No podía ser más deslucida la celebración del Día de la Constitución española, enmarcado en medio de dos encrucijadas: la huida del rey emérito a los Emiratos Árabes Unidos y la imparable desintegración de la arquitectura del régimen del 78. Hoy el régimen es tan solo una fachada de cartón piedra que sirve básicamente para proteger la corrupción de la monarquía española, reprimir a los independentistas, cerrar el paso a cualquier reforma importante del Estado y, finalmente, sirve para invertir la pirámide de funcionamiento de un país democrático donde el poder ejecutivo acaba cediendo sin preeminencia por la vía de los hechos al poder judicial.

La celebración de este 6 de diciembre se ha visto complicada, además, por las discrepancias en el Gobierno y el auge de las derechas, envalentonadas por militares golpistas; un jefe del estado callado a la hora de hacer frente a los que con una mano le rinden obediencia y con la otra hacen peligrosas proclamas. Jueces y fiscales erigiéndose en salvadores de la patria; Vox arriba en las encuestas y la presidenta de la comunidad de Madrid, Díaz Ayuso, erigida en nuevo icono del establishment, necesitado como estaba de tener a alguien que se confrontara a partes iguales con la izquierda y con los independentistas.

El resultado de todo ello es una España que no tiene suficiente hilo para recoser todas las costuras que han saltado. Este domingo se ha sabido, por ejemplo, que Juan Carlos I había presentado en Hacienda una declaración para regularizar su situación fiscal derivada del uso de las tarjetas de crédito opacas de él mismo y de diferentes miembros de su familia. Más allá del reconocimiento público de un delito de fraude, cabe esperar que esta no sea aceptada y se actúe contra él ya que la regularización llega semanas después de que la noticia se haya publicado. 

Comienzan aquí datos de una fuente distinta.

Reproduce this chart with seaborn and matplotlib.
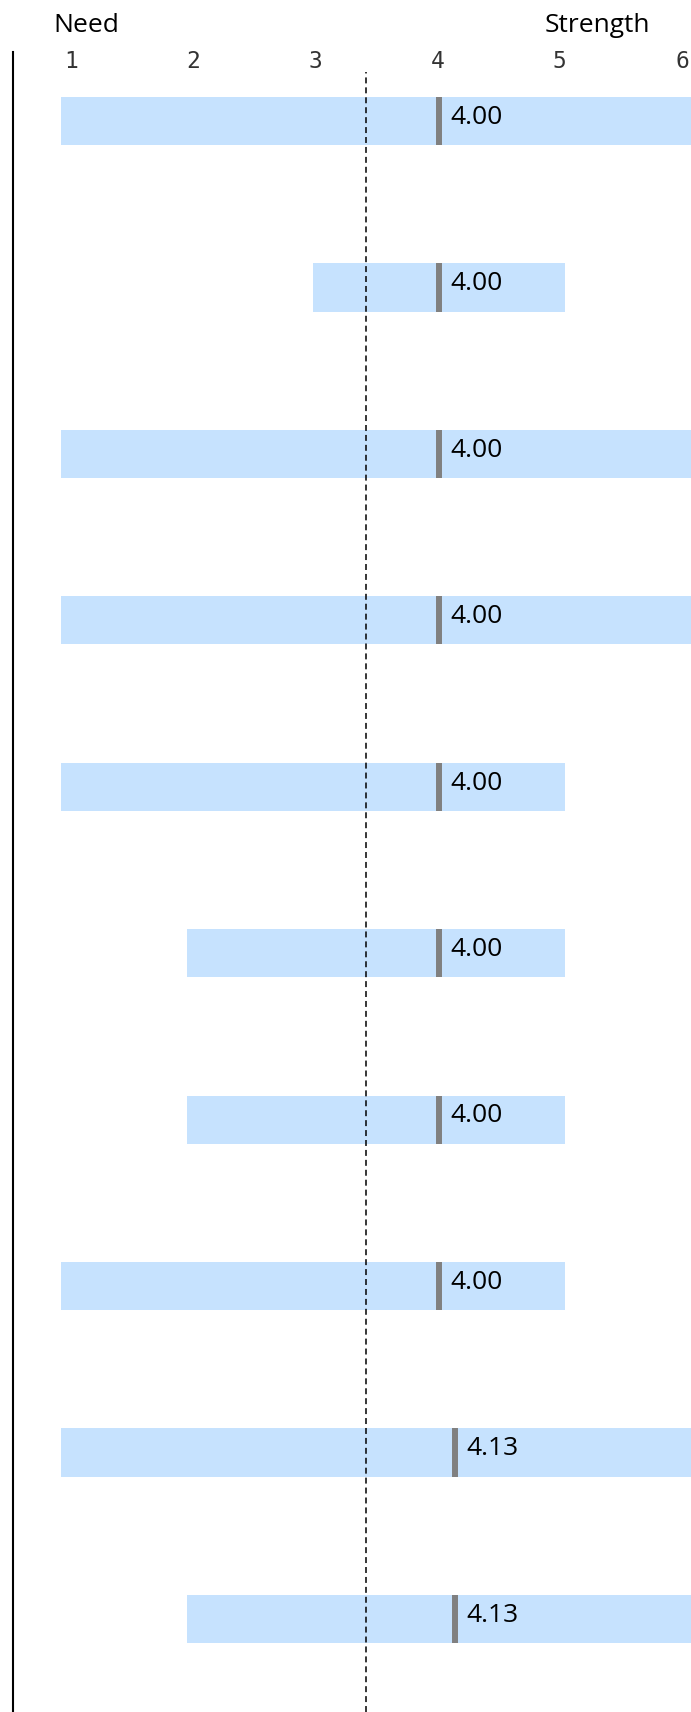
import numpy as np
import pandas as pd
import matplotlib
matplotlib.use("Agg")
import matplotlib.pyplot as plt
import seaborn as sns

# ---------------- data ----------------
items = [f"Item {i}" for i in range(1, 11)]
range_min = [1, 3, 1, 1, 1, 2, 2, 1, 1, 2]
range_max = [6, 5, 6, 6, 5, 5, 5, 5, 6, 6]
scores = [4.00, 4.00, 4.00, 4.00, 4.00, 4.00, 4.00, 4.00, 4.13, 4.13]
benchmark = 3.42
scale_ticks = [1, 2, 3, 4, 5, 6]
left_heading = "Need"
right_heading = "Strength"

# ---------------- style ----------------
BAR_BLUE = "#C6E2FE"
MARK_GREY = "#808080"
TEXT_FS = 19

sns.set_theme(style="white")
plt.rcParams["font.family"] = ["Open Sans", "DejaVu Sans"]

W, H = 691, 1712
fig = plt.figure(figsize=(W / 100, H / 100), dpi=100, facecolor="white")
ax = fig.add_axes([13 / W, 0, 1 - 13 / W, 1 - 52 / H])

df = pd.DataFrame({"item": items, "lo": range_min, "hi": range_max, "score": scores})

sns.barplot(data=df, x="hi", y="item", orient="h", color=BAR_BLUE,
            saturation=1, width=0.29, linewidth=0, ax=ax)
# turn the bars into floating range bars (min .. max)
for patch, lo, hi in zip(ax.patches, df["lo"], df["hi"]):
    patch.set_x(lo)
    patch.set_width(hi - lo)

ypos = np.arange(len(items))
half = ax.patches[0].get_height() / 2
ax.vlines(df["score"], ypos - half, ypos + half, color=MARK_GREY, lw=4.3,
          zorder=3)

for y, s in zip(ypos, df["score"]):
    ax.annotate(f"{s:.2f}", xy=(s, y), xytext=(8, -2), textcoords="offset points",
                ha="left", va="baseline", fontsize=TEXT_FS, color="black", zorder=4)

ax.axvline(benchmark, ymin=0, ymax=1 - 20 / 1660, color="black", lw=1.1,
           ls=(0, (3.9, 2.6)), zorder=2)

ax.set_xlim(1 - 48 / 126, 6.0)
ax.set_ylim(9 + (1712 - 1619) / 166.4, -(121 - 52) / 166.4)
ax.set_xticks([])
ax.set_yticks([])
ax.set_xlabel("")
ax.set_ylabel("")
for s in ["top", "right", "bottom"]:
    ax.spines[s].set_visible(False)
ax.spines["left"].set_color("black")
ax.spines["left"].set_linewidth(1.5)


# scale labels along the top
def to_scale(x):
    return (x - 1.0794) / 0.9698 + 1


def from_scale(s):
    return (s - 1) * 0.9698 + 1.0794


sec = ax.secondary_xaxis("top", functions=(to_scale, from_scale))
sec.set_xticks(scale_ticks)
sec.set_xticklabels([str(t) for t in scale_ticks], fontfamily="DejaVu Sans Mono",
                    fontsize=16.5, color="#333333")
sec.tick_params(axis="x", length=0, pad=-15)
for sp in sec.spines.values():
    sp.set_visible(False)

fig.text(53 / W, 1 - 32 / H, left_heading, fontsize=TEXT_FS, ha="left",
         va="baseline", color="black")
fig.text(545 / W, 1 - 32 / H, right_heading, fontsize=TEXT_FS, ha="left",
         va="baseline", color="black")

fig.savefig("out.png", dpi=100, facecolor="white")
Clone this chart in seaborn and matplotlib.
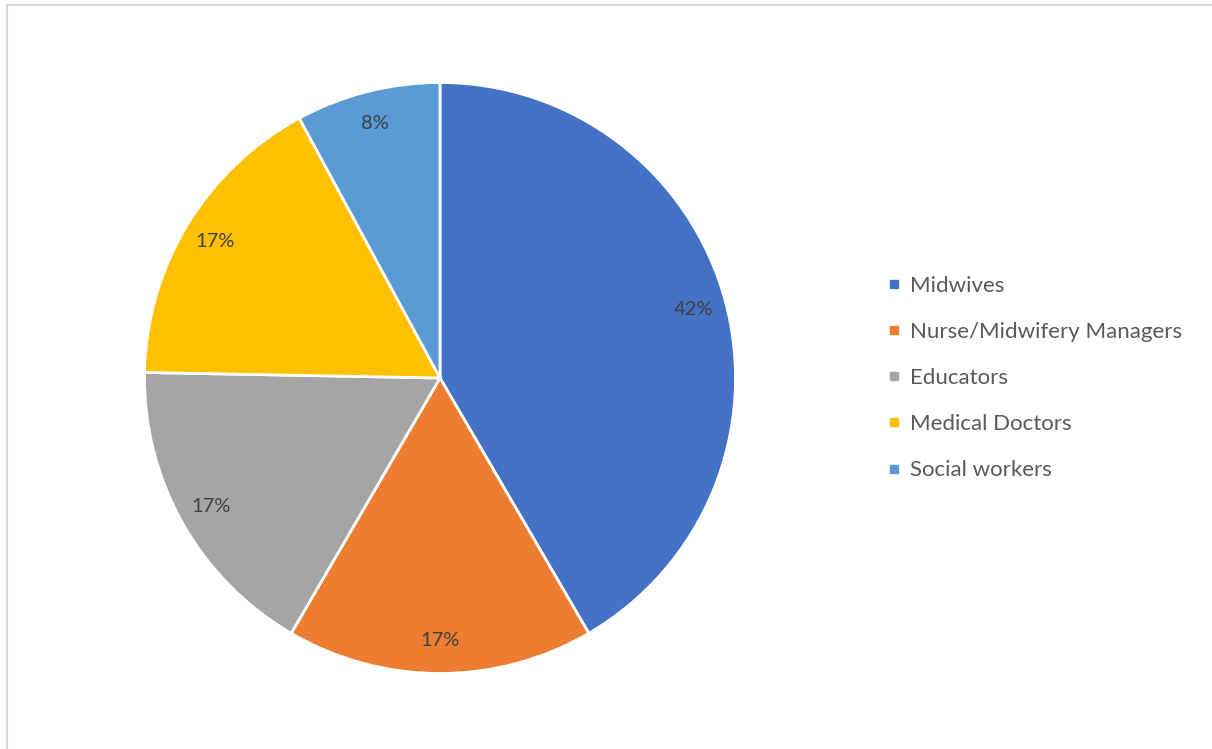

La caída de Juan Carlos I no es solo la caída del exjefe del estado, algo que sucedería en un país republicano. En este caso, la cuestión abarca el conjunto de la familia real y obviamente a su hijo reinante. Su silencio ante todo lo que está pasando ya no es un acto de prudencia, sino una manera de hacer evidente que el blindaje de la monarquía ya es, para la opinión pública, papel mojado.